The Bridge That Was Chosen

The Aioi Bridge was designed for a practical purpose: to carry streetcar lines across the branching rivers of Hiroshima's delta. Its T-shape solved the engineering problem of connecting three landmasses at a single junction -- the main east-west span crossed the Ota River while a perpendicular spur connected to the island district below. The name Aioi means "meeting" or "growing together," a reference to the two bridge sections joining as one. No one who designed or named it could have imagined that this functional elegance would make it a target.

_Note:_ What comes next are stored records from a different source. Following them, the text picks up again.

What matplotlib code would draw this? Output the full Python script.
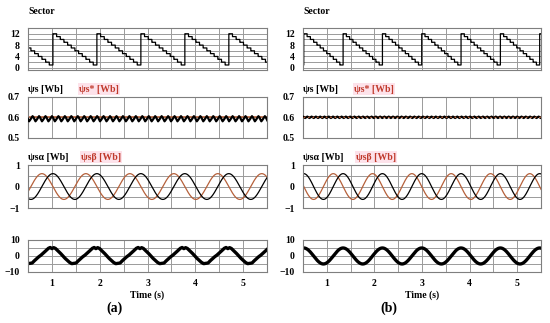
import numpy as np
import matplotlib
matplotlib.use('Agg')
import matplotlib.pyplot as plt

# ---------------- values ----------------
t_start, t_end = 0.5, 5.5
x_ticks = [1, 2, 3, 4, 5]

# electrical period and time of a sector jump (1 -> 12)
period_a = 0.92
period_b = 0.826
jump_a = 1.02
jump_b = 0.515
sector_max = 12

psi_ref = 0.6           # flux reference [Wb]
flux_amp = 0.6          # amplitude of alpha/beta flux [Wb]
ia_amp_b = 5.0          # current amplitude, case (b) [A]
ia_peak_a = 1.0         # time of a current peak, case (a)

# flux-magnitude ripple: one ripple cycle (fraction of cycle, value)
psi_rip_a_period = 0.135
psi_rip_a_frac = [0.0, 0.15, 0.45, 0.6, 1.0]
psi_rip_a_val = [0.606, 0.600, 0.581, 0.587, 0.606]
psi_rip_b_period = 0.09
psi_rip_b_frac = [0.0, 0.5]
psi_rip_b_val = [0.604, 0.597]

# phase current (a): one electrical period relative to the peak
ia_a_frac = [-0.50, -0.45, -0.40, -0.30, -0.25, -0.15, -0.08, -0.04, 0.0,
             0.04, 0.08, 0.20, 0.30, 0.40, 0.45]
ia_a_val = [-4.6, -4.4, -3.0, -0.5, 0.5, 3.0, 4.8, 5.3, 4.6,
            5.2, 4.7, 1.5, -1.5, -4.0, -4.8]

# ---------------- style ----------------
plt.rcParams['font.family'] = ['Liberation Serif', 'DejaVu Serif']
plt.rcParams['font.weight'] = 'bold'
RED = '#b5603a'
RED_TXT = '#c0392b'
PINK = '#fde2ea'
GRID = '#9a9a9a'
FRAME = '#7f7f7f'

fig = plt.figure(figsize=(5.5, 3.23), dpi=100)

cols = [(0.051, 0.4345), (0.551, 0.4327)]
rows = {
    'sector': (0.783, 0.130),
    'psi': (0.573, 0.127),
    'flux': (0.356, 0.133),
    'ia': (0.158, 0.099),
}


def style(ax, ylim, yticks, ygrid, ylabels):
    ax.set_xlim(t_start, t_end)
    ax.set_ylim(*ylim)
    ax.set_yticks(yticks)
    ax.set_yticklabels(ylabels)
    ax.set_yticks(ygrid, minor=True)
    ax.set_xticks(np.arange(1, 5.51, 1))
    ax.set_xticks(np.arange(0.5, 5.51, 0.5), minor=True)
    ax.grid(True, which='both', color=GRID, lw=0.7)
    ax.tick_params(which='both', length=0, labelsize=7, pad=6)
    ax.set_xticklabels([])
    for s in ax.spines.values():
        s.set_color(FRAME)
        s.set_linewidth(0.8)
    ax.set_axisbelow(True)


def tiled(t0, period, fracs, vals):
    k0 = int(np.floor((t_start - t0) / period)) - 1
    k1 = int(np.ceil((t_end - t0) / period)) + 1
    tt, vv = [], []
    for k in range(k0, k1):
        for f, v in zip(fracs, vals):
            tt.append(t0 + (k + f) * period)
            vv.append(v)
    return np.array(tt), np.array(vv)


t = np.linspace(t_start, t_end, 4000)

for ci, (case, period, jump) in enumerate([('a', period_a, jump_a), ('b', period_b, jump_b)]):
    x0, w = cols[ci]
    # --- sector ---
    ax = fig.add_axes([x0, rows['sector'][0], w, rows['sector'][1]])
    sec = sector_max - np.floor(((t - jump) % period) / (period / sector_max))
    ax.plot(t, sec, color='black', lw=0.9, drawstyle='steps-post')
    style(ax, (-0.8, 14), [0, 4, 8, 12], [0, 2, 4, 6, 8, 10, 12], ['0', '4', '8', '12'])
    fig.text(x0, 1 - 12 / 323, 'Sector', fontsize=7, fontweight='bold', va='center')

    # --- flux magnitude ---
    ax = fig.add_axes([x0, rows['psi'][0], w, rows['psi'][1]])
    ax.axhline(psi_ref, color=RED, lw=1.2, zorder=2)
    if case == 'a':
        tt, vv = tiled(1.0, psi_rip_a_period, psi_rip_a_frac, psi_rip_a_val)
        ax.plot(tt, vv, color='black', lw=1.6, zorder=3)
    else:
        tt, vv = tiled(0.5, psi_rip_b_period, psi_rip_b_frac, psi_rip_b_val)
        ax.plot(tt, vv, color='black', lw=1.6, zorder=3)
        ax.axhline(psi_ref, color=RED, lw=0.8, zorder=4, ls=(0, (1.5, 2.5)))
    style(ax, (0.5, 0.7), [0.5, 0.6, 0.7], [], ['0.5', '0.6', '0.7'])
    ytxt = 1 - 89 / 323
    fig.text(x0, ytxt, 'ψs [Wb]', fontsize=7, fontweight='bold', va='center')
    fig.text(x0 + 0.092, ytxt, 'ψs* [Wb]', fontsize=7, fontweight='bold', va='center',
             color=RED_TXT, bbox=dict(facecolor=PINK, edgecolor='none', pad=0.8))

    # --- alpha/beta flux ---
    ax = fig.add_axes([x0, rows['flux'][0], w, rows['flux'][1]])
    w_el = 2 * np.pi / period
    alpha = flux_amp * np.cos(w_el * (t - jump))
    beta = -flux_amp * np.sin(w_el * (t - jump))
    ax.plot(t, beta, color=RED, lw=0.9)
    ax.plot(t, alpha, color='black', lw=0.9)
    style(ax, (-1, 1), [-1, 0, 1], [-0.5, 0.5], ['−1', '0', '1'])
    ytxt = 1 - 157 / 323
    fig.text(x0, ytxt, 'ψsα [Wb]', fontsize=7, fontweight='bold', va='center')
    fig.text(x0 + 0.096, ytxt, 'ψsβ [Wb]', fontsize=7, fontweight='bold', va='center',
             color=RED_TXT, bbox=dict(facecolor=PINK, edgecolor='none', pad=0.8))

    # --- phase current ---
    ax = fig.add_axes([x0, rows['ia'][0], w, rows['ia'][1]])
    if case == 'a':
        tt, vv = tiled(ia_peak_a, period, ia_a_frac, ia_a_val)
        ax.plot(tt, vv, color='black', lw=2.4)
    else:
        ax.plot(t, ia_amp_b * np.cos(w_el * (t - jump - 0.0)), color='black', lw=2.4)
    style(ax, (-10, 10), [-10, 0, 10], [-5, 5], ['−10', '0', '10'])
    ax.set_xticklabels([str(v) for v in x_ticks])
    ax.tick_params(axis='x', pad=5)
    ax.set_xlabel('Time (s)', fontsize=7, fontweight='bold', labelpad=2)
    fig.text(x0 + w / 2 - 0.06, 1 - 308 / 323, '(%s)' % case, fontsize=10,
             ha='center', va='center', fontweight='bold')

fig.savefig('out.png', dpi=100)
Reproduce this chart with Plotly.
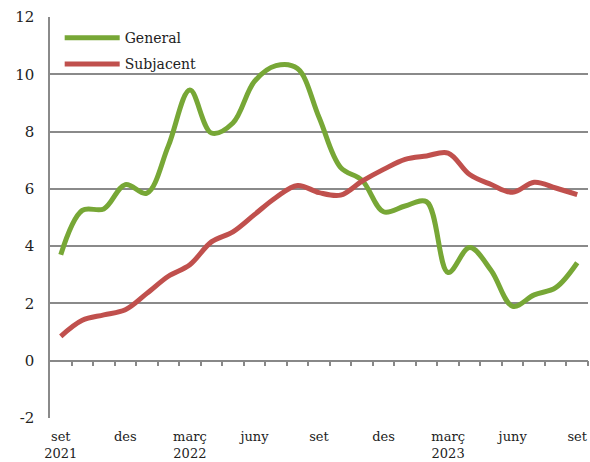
import plotly.graph_objects as go

months = list(range(25))
tick_pos = [0, 3, 6, 9, 12, 15, 18, 21, 24]
tick_text = ["set<br>2021", "des", "març<br>2022", "juny", "set", "des", "març<br>2023", "juny", "set"]
y_ticks = [-2, 0, 2, 4, 6, 8, 10, 12]
y_text = ["-2", "0", "2", "4", "6", "8", "10", "12"]

general = [3.7, 5.25, 5.3, 6.15, 5.85, 7.5, 9.45, 7.95, 8.3, 9.75, 10.3, 10.2, 8.5,
           6.75, 6.3, 5.2, 5.4, 5.55, 3.08, 3.95, 3.15, 1.9, 2.3, 2.55, 3.42]
subjacent = [0.85, 1.41, 1.6, 1.78, 2.35, 2.95, 3.35, 4.15, 4.5, 5.1, 5.7, 6.12, 5.87,
             5.78, 6.27, 6.68, 7.03, 7.15, 7.25, 6.5, 6.15, 5.88, 6.23, 6.03, 5.8]

green = "#77A736"
red = "#C0504D"
font_family = "DejaVu Serif"

fig = go.Figure()
fig.add_trace(go.Scatter(x=months, y=general, name="General", mode="lines", legendgroup="g",
                         line=dict(color=green, width=5, shape="spline", smoothing=1)))
fig.add_trace(go.Scatter(x=months, y=subjacent, name="Subjacent", mode="lines", legendgroup="s",
                         line=dict(color=red, width=5, shape="spline", smoothing=1)))
# invisible trace on the overlay axis carrying the category tick marks at y = 0
fig.add_trace(go.Scatter(x=months, y=general, xaxis="x2", mode="lines",
                         line=dict(width=0), showlegend=False, hoverinfo="skip"))

fig.update_layout(
    width=590, height=462,
    margin=dict(l=50, r=2, t=17, b=44),
    paper_bgcolor="white", plot_bgcolor="white",
    font=dict(family=font_family, size=14, color="#222"),
    showlegend=True,
    legend=dict(x=0.018, y=0.987, xanchor="left", yanchor="top",
                bgcolor="rgba(0,0,0,0)", itemwidth=55,
                font=dict(family=font_family, size=14, color="#222"),
                tracegroupgap=5),
    xaxis=dict(range=[-0.5, 24.5], tickvals=tick_pos, ticktext=tick_text,
               showgrid=False, zeroline=False, showline=False, ticks="",
               automargin=False, ticklabelstandoff=9,
               tickfont=dict(family=font_family, size=13, color="#222")),
    xaxis2=dict(range=[-0.5, 24.5], overlaying="x", anchor="free", position=2 / 14,
                side="bottom", tickvals=[i + 0.5 for i in range(25)],
                showticklabels=False, ticks="outside", ticklen=5, tickwidth=1.5,
                tickcolor="#888", showline=True, linecolor="#888", linewidth=1.5,
                showgrid=False, zeroline=False, automargin=False),
    yaxis=dict(range=[-2, 12], tickvals=y_ticks, ticktext=y_text,
               showgrid=True, gridcolor="#8a8a8a", gridwidth=1.5,
               zeroline=False, showline=True, linecolor="#8a8a8a", linewidth=1.5,
               ticks="", automargin=False, ticklabelstandoff=11,
               tickfont=dict(family=font_family, size=15, color="#222")),
)

fig.write_html("out.html", config={"displayModeBar": False},
               post_script="document.body.style.margin='0';")
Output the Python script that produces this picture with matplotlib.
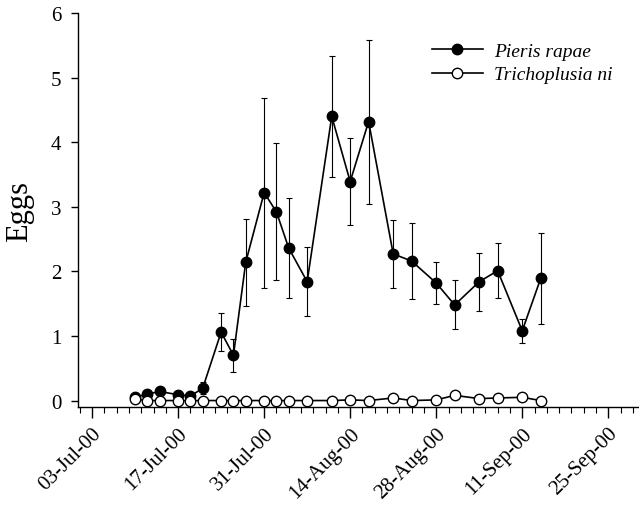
import matplotlib
matplotlib.use("Agg")
import matplotlib.pyplot as plt
import matplotlib.dates as mdates
from matplotlib.ticker import FixedLocator, NullFormatter
import datetime as dt

dates = ["2000-07-10", "2000-07-12", "2000-07-14", "2000-07-17", "2000-07-19", "2000-07-21",
         "2000-07-24", "2000-07-26", "2000-07-28", "2000-07-31", "2000-08-02", "2000-08-04",
         "2000-08-07", "2000-08-11", "2000-08-14", "2000-08-17", "2000-08-21", "2000-08-24",
         "2000-08-28", "2000-08-31", "2000-09-04", "2000-09-07", "2000-09-11", "2000-09-14"]
pieris = [0.05, 0.10, 0.14, 0.09, 0.07, 0.19, 1.06, 0.70, 2.14, 3.22, 2.92, 2.36,
          1.84, 4.40, 3.39, 4.32, 2.27, 2.16, 1.82, 1.48, 1.84, 2.01, 1.08, 1.89]
pieris_se = [0.03, 0.04, 0.05, 0.04, 0.04, 0.09, 0.30, 0.26, 0.67, 1.47, 1.06, 0.77,
             0.53, 0.94, 0.67, 1.27, 0.53, 0.59, 0.32, 0.38, 0.45, 0.43, 0.19, 0.70]
tni = [0.02, 0.00, 0.00, 0.00, 0.00, 0.00, 0.00, 0.00, 0.00, 0.00, 0.00, 0.00,
       0.00, 0.00, 0.01, 0.00, 0.04, 0.00, 0.01, 0.08, 0.03, 0.04, 0.05, 0.00]
tni_se = [0.01, 0.0, 0.0, 0.0, 0.0, 0.0, 0.0, 0.0, 0.0, 0.0, 0.0, 0.0,
          0.0, 0.0, 0.0, 0.0, 0.01, 0.0, 0.01, 0.05, 0.01, 0.01, 0.01, 0.0]
xtick_dates = ["2000-07-03", "2000-07-17", "2000-07-31", "2000-08-14",
               "2000-08-28", "2000-09-11", "2000-09-25"]
xtick_labels = ["03-Jul-00", "17-Jul-00", "31-Jul-00", "14-Aug-00",
                "28-Aug-00", "11-Sep-00", "25-Sep-00"]
yticks = [0, 1, 2, 3, 4, 5, 6]

plt.rcParams['font.family'] = ['Liberation Serif', 'DejaVu Serif']

def d2n(s):
    return mdates.date2num(dt.datetime.strptime(s, "%Y-%m-%d"))

x = [d2n(s) for s in dates]

fig = plt.figure(figsize=(6.39, 5.10), dpi=100)
ax = fig.add_axes([0.122, 0.2, 0.878, 0.7725])

ax.errorbar(x, pieris, yerr=pieris_se, fmt='none', ecolor='black', elinewidth=0.8,
            capsize=2.5, capthick=0.8, zorder=2, clip_on=False)
ax.plot(x, pieris, '-o', color='black', lw=1.2, markersize=7.5, markerfacecolor='black',
        markeredgecolor='black', label='Pieris rapae', zorder=3, clip_on=False)
ax.errorbar(x, tni, yerr=tni_se, fmt='none', ecolor='black', elinewidth=0.8,
            capsize=2.5, capthick=0.8, zorder=4, clip_on=False)
ax.plot(x, tni, '-o', color='black', lw=1.2, markersize=7.5, markerfacecolor='white',
        markeredgecolor='black', markeredgewidth=1.0, label='Trichoplusia ni', zorder=5,
        clip_on=False)

x0 = d2n("2000-07-03")
ax.set_xlim(x0 - 2.3, d2n("2000-09-25") + 5.0)
ax.set_ylim(-0.1, 6)

ax.set_xticks([d2n(s) for s in xtick_dates])
ax.set_xticklabels(xtick_labels, rotation=45, ha='right', rotation_mode='anchor', fontsize=15)
minor = [x0 + 2 * i for i in range(-1, 47)]
ax.xaxis.set_minor_locator(FixedLocator(minor))
ax.xaxis.set_minor_formatter(NullFormatter())
ax.tick_params(axis='x', which='major', direction='out', length=8, width=1, pad=4)
ax.tick_params(axis='x', which='minor', direction='out', length=4, width=0.8)

ax.set_yticks(yticks)
ax.set_yticklabels([str(v) for v in yticks], fontsize=15)
ax.tick_params(axis='y', which='major', direction='out', length=5, width=1, pad=7)

ax.set_ylabel('Eggs', fontsize=22, labelpad=12)

for s in ['top', 'right']:
    ax.spines[s].set_visible(False)
for s in ['left', 'bottom']:
    ax.spines[s].set_linewidth(1.0)

leg = ax.legend(loc='upper left', bbox_to_anchor=(0.6, 0.97), frameon=False,
                prop={'family': 'Liberation Serif', 'style': 'italic', 'size': 14},
                handlelength=2.6, handletextpad=0.6, labelspacing=0.3)

fig.savefig('out.png', dpi=100)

Approximately 120 meters long, the bridge was substantial enough to be visible from extreme altitude, and its unique geometry ensured that no pilot could confuse it with any other structure in the city.

August 6, 1945

The bomb detonated 580 meters above the city, about 240 meters southeast of the bridge. The blast did not destroy the Aioi Bridge, but it inflicted severe damage. A survivor later described watching the bridge lift several meters into the air before settling back down onto its foundations -- a detail that conveys the scale of the shockwave better than any statistic. Wooden bridges near the hypocenter burned from the heat flash. Steel and concrete structures like the Aioi twisted and buckled but held. In the weeks that followed, Hiroshima's surviving bridges faced additional catastrophes: the Makurazaki typhoon struck in September, and the Akune typhoon followed the same path in October, collapsing several weakened spans along the Honkawa River. The Aioi Bridge endured all three disasters.

Rebuilt to Remember

After the war, the damaged Aioi Bridge was repaired and returned to service. For nearly four decades, Hiroshima's streetcars rattled across the same span that had guided the bomb. In 1983, the original bridge was replaced with a new structure built to a similar T-shaped specification -- a deliberate choice to preserve the bridge's distinctive form rather than redesign it into something that might carry less painful associations. A surviving floor girder from the 1932 original was donated to the Hiroshima Peace Memorial Museum, where it joins the collection of objects that bear witness to what happened here. The southern arm of the T now serves as the northern entrance to the Hiroshima Peace Memorial Park, so visitors approaching the park's monuments and memorials cross the very structure that brought the bomb to its target.

The Shape That Endures

Today the Aioi Bridge carries National Route 183 and the Hiroshima Electric Railway Main Line across the Ota River. Its specifications are precisely documented: 123.35 meters long, 41 meters wide, a four-span continuous steel girder bridge completed in 1983. The connecting bridge to the island below is 53 meters long. These are the measurements of an ordinary piece of urban infrastructure -- a bridge that carries traffic, pedestrians, and streetcars through a modern Japanese city. But no one crosses the Aioi Bridge without awareness of what its shape once meant, seen from above. The T-junction that solved a simple transportation problem in 1932 became, thirteen years later, the crosshair through which the atomic age arrived. That the bridge still stands, still functions, still holds its original shape is both a fact of engineering and an act of memory.

From the Air

Located at 34.40N, 132.45E in central Hiroshima, at the junction of the Honkawa and Motoyasu rivers. The T-shaped bridge is visible from the air as a distinctive three-way junction -- the same shape that made it the aiming point in 1945. The Hiroshima Peace Memorial Park and the Atomic Bomb Dome are immediately to the south. Hiroshima Airport (RJOA) is approximately 45 km to the east. The bridge is most recognizable from 3,000-10,000 feet, where its unique geometry stands out against the river delta.